I didn't take it well. It was just so sad, and so close to home, with so many unknowns. We live a few valleys to the south and weren't under immediate threat. But this whole region is such a tinderbox right now. It's hard to feel secure, and everyone is on edge. Beat and I discussed our evacuation plan. I imagined escape routes I might take if a smoke plume erupts nearby while I'm out running on trails — it could happen. I might get out with only the clothes and pack on my back. If we're lucky, we'll have time to fill a vehicle with bikes. Of course, if we're truly lucky, a neighborhood wildfire won't happen at all. What are the odds, really? I didn't want to think about it. I knew another day of doomscrolling would do me no good, so by late Sunday morning, I decided another long ride would be prudent — nay, necessary. 

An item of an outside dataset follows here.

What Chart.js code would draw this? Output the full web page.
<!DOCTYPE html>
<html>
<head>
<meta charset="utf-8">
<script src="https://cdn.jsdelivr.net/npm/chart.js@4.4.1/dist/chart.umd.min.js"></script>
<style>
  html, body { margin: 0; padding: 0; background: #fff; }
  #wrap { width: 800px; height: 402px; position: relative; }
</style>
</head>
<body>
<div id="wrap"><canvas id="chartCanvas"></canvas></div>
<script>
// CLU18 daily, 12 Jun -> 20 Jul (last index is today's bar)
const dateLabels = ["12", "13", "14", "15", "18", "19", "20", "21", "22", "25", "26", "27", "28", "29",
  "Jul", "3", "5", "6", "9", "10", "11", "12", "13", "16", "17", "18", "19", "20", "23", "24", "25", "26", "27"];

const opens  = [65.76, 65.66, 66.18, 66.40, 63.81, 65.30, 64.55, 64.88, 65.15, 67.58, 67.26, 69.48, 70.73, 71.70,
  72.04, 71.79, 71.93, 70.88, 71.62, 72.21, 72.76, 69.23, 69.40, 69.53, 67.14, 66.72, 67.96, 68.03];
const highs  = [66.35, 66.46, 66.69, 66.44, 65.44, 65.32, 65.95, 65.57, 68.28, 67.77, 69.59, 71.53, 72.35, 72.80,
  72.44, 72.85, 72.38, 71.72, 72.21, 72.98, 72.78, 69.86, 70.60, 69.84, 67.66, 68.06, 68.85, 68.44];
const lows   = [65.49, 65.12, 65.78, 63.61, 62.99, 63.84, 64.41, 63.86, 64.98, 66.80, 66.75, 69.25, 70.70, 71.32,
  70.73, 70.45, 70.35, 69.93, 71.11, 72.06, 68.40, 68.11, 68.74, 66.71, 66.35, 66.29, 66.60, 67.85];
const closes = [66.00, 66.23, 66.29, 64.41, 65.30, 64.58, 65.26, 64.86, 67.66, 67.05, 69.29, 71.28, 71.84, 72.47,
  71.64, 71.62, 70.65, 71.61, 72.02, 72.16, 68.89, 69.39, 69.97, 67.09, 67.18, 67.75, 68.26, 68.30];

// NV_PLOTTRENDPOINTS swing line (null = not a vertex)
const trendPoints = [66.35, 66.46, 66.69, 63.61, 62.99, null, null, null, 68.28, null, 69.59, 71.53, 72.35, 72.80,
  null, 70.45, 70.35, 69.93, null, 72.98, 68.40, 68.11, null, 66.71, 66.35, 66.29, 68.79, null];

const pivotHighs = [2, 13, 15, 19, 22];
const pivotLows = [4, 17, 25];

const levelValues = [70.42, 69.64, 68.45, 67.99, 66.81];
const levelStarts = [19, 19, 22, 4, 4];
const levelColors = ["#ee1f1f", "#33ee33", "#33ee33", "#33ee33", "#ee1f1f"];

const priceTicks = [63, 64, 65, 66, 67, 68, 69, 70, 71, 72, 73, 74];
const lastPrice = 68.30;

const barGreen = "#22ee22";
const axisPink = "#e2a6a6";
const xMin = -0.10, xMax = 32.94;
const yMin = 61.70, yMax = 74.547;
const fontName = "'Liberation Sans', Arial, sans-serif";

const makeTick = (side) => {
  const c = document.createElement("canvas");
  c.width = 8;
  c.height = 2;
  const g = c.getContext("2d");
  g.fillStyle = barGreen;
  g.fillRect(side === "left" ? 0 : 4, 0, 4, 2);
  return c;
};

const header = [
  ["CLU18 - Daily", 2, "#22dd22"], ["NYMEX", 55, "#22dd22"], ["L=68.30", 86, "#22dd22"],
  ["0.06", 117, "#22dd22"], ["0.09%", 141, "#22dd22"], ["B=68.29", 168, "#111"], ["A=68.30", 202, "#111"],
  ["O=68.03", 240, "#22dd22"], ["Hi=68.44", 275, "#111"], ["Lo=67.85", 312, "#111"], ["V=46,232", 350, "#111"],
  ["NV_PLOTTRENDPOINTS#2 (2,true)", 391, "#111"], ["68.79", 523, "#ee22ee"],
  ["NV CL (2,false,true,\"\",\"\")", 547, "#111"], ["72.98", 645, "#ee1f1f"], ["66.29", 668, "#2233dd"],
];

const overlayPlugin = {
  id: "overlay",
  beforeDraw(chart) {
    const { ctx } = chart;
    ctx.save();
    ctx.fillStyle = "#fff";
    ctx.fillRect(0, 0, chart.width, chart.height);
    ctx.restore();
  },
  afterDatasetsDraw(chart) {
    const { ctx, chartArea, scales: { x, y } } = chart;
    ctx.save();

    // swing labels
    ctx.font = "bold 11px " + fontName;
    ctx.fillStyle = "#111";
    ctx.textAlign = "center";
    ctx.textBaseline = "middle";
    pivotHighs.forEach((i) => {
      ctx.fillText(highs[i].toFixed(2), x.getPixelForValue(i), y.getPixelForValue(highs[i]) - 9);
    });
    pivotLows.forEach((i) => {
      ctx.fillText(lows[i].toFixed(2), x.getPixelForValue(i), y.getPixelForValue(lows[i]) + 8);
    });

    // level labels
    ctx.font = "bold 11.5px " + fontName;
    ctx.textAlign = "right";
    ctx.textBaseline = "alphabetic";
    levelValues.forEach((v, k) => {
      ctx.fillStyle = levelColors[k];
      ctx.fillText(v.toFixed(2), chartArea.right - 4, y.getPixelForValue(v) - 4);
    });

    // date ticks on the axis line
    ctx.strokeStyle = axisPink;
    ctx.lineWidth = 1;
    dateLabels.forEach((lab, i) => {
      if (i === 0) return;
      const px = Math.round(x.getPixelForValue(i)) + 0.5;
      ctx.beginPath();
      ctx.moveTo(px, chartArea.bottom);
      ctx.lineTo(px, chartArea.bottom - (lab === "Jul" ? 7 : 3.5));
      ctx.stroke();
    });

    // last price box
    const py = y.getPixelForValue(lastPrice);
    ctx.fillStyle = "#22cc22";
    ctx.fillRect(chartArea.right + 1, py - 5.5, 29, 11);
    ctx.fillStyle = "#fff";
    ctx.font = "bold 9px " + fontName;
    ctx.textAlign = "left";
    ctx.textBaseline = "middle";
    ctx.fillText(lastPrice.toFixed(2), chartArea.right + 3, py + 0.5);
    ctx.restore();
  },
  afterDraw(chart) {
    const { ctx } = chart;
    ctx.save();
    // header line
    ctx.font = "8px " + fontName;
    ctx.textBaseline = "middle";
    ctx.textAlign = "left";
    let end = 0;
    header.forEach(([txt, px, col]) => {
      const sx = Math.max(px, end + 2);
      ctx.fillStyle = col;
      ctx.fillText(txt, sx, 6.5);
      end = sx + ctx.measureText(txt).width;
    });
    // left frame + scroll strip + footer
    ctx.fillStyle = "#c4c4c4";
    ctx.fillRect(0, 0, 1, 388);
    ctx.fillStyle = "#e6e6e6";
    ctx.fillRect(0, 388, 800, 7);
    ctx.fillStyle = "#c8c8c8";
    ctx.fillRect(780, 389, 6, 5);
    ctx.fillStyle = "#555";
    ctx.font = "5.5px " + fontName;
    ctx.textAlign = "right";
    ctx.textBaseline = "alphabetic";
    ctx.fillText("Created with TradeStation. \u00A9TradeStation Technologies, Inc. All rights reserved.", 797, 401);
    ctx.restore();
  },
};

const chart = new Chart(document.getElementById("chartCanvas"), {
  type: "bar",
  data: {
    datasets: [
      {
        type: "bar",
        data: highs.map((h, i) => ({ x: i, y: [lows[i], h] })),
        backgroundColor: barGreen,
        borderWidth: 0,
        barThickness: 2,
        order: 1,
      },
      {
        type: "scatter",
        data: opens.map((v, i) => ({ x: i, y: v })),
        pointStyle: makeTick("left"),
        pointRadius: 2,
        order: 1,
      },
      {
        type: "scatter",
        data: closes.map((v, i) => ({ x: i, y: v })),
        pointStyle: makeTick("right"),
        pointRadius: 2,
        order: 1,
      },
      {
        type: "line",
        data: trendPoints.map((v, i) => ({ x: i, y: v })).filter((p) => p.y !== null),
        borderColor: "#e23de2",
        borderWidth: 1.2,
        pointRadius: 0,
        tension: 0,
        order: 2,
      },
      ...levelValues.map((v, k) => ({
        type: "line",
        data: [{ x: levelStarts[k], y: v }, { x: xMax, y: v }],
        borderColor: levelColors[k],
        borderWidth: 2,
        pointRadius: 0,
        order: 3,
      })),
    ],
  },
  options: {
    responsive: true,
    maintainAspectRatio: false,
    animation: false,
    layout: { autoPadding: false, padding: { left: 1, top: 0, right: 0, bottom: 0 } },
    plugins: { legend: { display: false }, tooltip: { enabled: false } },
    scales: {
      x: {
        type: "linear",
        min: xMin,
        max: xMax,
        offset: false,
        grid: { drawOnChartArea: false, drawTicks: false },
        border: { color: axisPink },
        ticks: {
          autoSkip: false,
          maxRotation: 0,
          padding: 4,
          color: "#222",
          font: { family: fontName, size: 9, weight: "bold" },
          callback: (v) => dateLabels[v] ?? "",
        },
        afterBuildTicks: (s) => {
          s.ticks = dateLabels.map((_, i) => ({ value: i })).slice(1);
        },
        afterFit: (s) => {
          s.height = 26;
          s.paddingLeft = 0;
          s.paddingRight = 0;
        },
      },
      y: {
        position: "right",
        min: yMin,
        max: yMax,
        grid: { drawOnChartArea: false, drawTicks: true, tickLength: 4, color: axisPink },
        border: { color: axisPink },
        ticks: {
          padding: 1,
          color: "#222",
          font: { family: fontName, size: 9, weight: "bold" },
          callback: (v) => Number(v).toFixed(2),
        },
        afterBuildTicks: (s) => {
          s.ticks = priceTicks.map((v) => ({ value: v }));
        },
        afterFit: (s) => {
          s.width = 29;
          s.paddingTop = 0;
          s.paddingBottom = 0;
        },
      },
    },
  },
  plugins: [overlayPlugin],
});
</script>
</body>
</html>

It was another day of strange weather. There was a thick fog and temperatures near freezing when I set out a few minutes before noon. The inversion brought much-needed humidity and drizzle to Boulder, but it also prevented the air assault that firefighters had planned for the now-nearly-9,000-acre fire that had already burned 26 structures in fewer than 24 hours. I had mixed feelings about the fog. Any wet weather was a good thing, but I knew it couldn't last. Indeed, as I climbed above 8,000 feet, the inversion cleared. It was much warmer than it had been on Friday, and nearly as windy. 

I effectively rage-pedaled into the headwind, burning off a fair amount of negative energy as I repeatedly glanced to the north for evidence of a Calwood smoke plume. So far, the smoke didn't seem too bad. I climbed to the top of Caribou Hill, another huge rock-strewn grunt, and sat in another dry field of grass to eat a sandwich while facing the wind. This time, I faced James Peak. It was a nice view. I love James Peak.

When I turned to descend, I saw a dramatic smoke plume that I hadn't noticed before. It was confusing. It looked fresh, and far too close to be part of the Calwood Fire. The Calwood Fire started north of Jamestown, which from this vantage would be a fair distance to the northeast. This plume looked like it began mere miles away. A new fire? Was that even possible — a new fire just one day later, in the same general area, in October? It seemed so unlikely. But this looked real. And it looked like it might be burning near Ward or Gold Hill, which was the direction I had planned to ride to close my loop. As I coasted along Peak to Peak Highway, I didn't see fire trucks or other indicators of a close fire. But just to be safe, I cut downhill early on Sugarloaf Road, rather than take the Switzerland Trail to Fourmile as I'd planned. 

Later I'd find out this was a new fire. The Lefthand Fire, which forced the evacuation of several mountain communities in and around Ward, and grew to several hundred acres over just a few hours on that windy, warm afternoon. It seems so surreal. The hot and dry weather only reigned above 8,000 feet. Below that altitude, the inversion held, which was a blessing for the Calwood Fire. Indeed, the shift between microclimates was dramatic. I crested the final rise of Sugarloaf in full sun with the hard wind at my back, then plunged into a thick fog that dropped the temperature at least 20 degrees in seconds. My fingers again flash-froze, and I started to shiver. It felt calm, quiet, and safe. I wished the freezing fog would never go away.